[Start]

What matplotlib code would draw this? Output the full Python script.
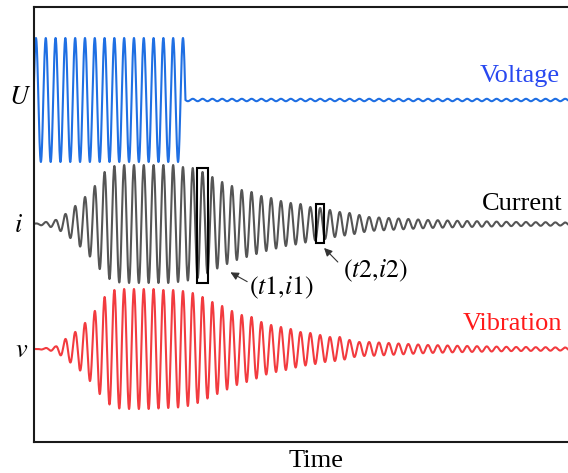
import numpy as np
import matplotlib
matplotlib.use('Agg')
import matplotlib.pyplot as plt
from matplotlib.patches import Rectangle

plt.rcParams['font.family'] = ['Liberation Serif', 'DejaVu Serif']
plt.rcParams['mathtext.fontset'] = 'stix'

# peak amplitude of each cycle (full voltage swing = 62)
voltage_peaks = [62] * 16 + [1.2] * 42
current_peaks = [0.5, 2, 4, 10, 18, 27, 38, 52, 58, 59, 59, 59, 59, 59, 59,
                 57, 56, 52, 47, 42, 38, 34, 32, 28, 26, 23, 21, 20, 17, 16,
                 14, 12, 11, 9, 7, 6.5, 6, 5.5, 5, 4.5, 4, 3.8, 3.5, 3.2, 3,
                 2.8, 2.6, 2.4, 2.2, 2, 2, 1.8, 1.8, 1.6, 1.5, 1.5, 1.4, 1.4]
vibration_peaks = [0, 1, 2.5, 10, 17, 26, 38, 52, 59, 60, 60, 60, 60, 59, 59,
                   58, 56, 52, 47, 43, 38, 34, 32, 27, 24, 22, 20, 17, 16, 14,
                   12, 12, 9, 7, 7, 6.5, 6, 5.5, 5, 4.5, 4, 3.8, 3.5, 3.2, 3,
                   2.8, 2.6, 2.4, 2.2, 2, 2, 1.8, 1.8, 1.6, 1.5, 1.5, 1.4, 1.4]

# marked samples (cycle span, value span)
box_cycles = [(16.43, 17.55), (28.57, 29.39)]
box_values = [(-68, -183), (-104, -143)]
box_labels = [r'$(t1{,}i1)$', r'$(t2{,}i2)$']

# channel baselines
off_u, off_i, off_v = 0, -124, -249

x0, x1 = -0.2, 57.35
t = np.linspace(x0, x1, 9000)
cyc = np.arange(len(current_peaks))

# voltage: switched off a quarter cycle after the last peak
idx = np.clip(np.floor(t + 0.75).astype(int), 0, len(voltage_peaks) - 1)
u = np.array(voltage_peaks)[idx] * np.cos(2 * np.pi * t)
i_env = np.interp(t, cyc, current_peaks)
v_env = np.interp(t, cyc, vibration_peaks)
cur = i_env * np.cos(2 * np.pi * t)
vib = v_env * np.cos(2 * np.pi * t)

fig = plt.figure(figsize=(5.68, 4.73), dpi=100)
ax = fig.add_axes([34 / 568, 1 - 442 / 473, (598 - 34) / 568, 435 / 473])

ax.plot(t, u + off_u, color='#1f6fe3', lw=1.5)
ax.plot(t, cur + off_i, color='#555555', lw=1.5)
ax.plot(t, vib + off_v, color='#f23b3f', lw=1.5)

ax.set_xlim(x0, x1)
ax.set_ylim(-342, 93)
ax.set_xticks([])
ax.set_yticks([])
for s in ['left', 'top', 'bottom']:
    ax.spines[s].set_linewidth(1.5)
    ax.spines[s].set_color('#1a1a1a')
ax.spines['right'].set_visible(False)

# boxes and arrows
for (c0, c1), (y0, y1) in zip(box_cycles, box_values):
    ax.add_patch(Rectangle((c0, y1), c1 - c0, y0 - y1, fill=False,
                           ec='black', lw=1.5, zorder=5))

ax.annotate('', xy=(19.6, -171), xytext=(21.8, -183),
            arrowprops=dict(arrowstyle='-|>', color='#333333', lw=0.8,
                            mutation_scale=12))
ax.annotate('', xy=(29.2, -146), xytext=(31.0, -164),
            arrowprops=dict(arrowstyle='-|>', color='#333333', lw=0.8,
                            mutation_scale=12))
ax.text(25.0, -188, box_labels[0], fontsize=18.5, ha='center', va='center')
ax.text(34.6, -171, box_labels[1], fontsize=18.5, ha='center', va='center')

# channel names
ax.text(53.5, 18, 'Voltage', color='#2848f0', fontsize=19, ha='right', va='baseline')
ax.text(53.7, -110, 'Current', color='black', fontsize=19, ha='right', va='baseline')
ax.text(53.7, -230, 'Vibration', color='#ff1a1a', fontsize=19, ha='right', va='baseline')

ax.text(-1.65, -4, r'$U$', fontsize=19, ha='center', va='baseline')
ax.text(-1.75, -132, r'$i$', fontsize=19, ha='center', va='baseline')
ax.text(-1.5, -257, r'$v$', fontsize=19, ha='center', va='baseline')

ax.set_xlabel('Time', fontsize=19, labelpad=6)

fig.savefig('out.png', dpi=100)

[End]
[Start]

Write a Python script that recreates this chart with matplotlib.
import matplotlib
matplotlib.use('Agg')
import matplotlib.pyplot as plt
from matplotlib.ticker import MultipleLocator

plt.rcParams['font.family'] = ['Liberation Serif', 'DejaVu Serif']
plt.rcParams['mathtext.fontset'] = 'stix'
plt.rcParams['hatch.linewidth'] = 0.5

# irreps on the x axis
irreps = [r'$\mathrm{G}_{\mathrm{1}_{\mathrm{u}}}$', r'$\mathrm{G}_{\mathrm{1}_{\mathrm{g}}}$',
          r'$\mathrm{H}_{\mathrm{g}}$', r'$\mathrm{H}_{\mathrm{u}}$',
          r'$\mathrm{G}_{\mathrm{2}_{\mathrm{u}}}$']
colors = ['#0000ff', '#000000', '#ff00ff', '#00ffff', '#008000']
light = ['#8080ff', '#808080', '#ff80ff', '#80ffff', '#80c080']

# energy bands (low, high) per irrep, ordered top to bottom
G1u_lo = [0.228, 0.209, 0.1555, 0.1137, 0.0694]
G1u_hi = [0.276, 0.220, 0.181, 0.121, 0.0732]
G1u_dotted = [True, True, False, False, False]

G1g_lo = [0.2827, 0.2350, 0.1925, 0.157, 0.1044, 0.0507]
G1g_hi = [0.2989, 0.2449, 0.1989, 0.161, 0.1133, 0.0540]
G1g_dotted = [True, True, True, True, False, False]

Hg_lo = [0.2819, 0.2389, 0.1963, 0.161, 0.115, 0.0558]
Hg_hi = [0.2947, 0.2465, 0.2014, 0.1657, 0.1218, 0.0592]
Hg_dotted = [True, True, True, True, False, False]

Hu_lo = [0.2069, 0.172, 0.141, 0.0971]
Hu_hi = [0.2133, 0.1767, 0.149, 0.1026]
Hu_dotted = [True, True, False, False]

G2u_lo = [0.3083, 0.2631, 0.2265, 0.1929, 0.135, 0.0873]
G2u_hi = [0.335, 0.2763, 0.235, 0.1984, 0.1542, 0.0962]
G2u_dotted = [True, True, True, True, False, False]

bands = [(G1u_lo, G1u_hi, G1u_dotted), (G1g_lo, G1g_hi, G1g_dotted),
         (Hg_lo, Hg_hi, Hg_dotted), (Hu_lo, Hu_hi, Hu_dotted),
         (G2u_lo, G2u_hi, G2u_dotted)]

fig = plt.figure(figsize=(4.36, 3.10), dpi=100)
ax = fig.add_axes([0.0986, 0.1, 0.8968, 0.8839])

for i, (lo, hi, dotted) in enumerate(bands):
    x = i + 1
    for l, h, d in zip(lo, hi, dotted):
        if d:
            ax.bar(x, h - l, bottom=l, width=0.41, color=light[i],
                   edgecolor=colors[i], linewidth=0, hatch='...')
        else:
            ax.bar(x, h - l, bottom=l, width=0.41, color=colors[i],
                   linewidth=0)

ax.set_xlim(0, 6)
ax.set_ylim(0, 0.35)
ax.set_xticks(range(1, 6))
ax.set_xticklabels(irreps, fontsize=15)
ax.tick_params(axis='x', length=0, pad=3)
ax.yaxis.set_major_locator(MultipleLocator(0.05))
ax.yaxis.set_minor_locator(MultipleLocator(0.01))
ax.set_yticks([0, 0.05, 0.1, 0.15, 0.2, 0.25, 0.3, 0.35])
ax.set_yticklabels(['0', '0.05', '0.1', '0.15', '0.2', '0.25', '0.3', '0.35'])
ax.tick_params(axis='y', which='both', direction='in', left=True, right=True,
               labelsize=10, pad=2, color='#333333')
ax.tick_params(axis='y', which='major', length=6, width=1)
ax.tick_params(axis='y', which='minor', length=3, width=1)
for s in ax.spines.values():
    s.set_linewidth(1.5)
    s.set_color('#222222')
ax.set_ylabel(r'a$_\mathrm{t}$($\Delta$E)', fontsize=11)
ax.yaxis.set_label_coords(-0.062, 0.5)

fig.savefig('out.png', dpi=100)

[End]

PROBLEM DESCRIPTION: Starting at the line that contains "Write a Python", repeat each line exactly, and stop after the line that contains "from matplotlib.ticker import MultipleLocator".

COMPLETE RESPONSE:
Write a Python script that recreates this chart with matplotlib.
import matplotlib
matplotlib.use('Agg')
import matplotlib.pyplot as plt
from matplotlib.ticker import MultipleLocator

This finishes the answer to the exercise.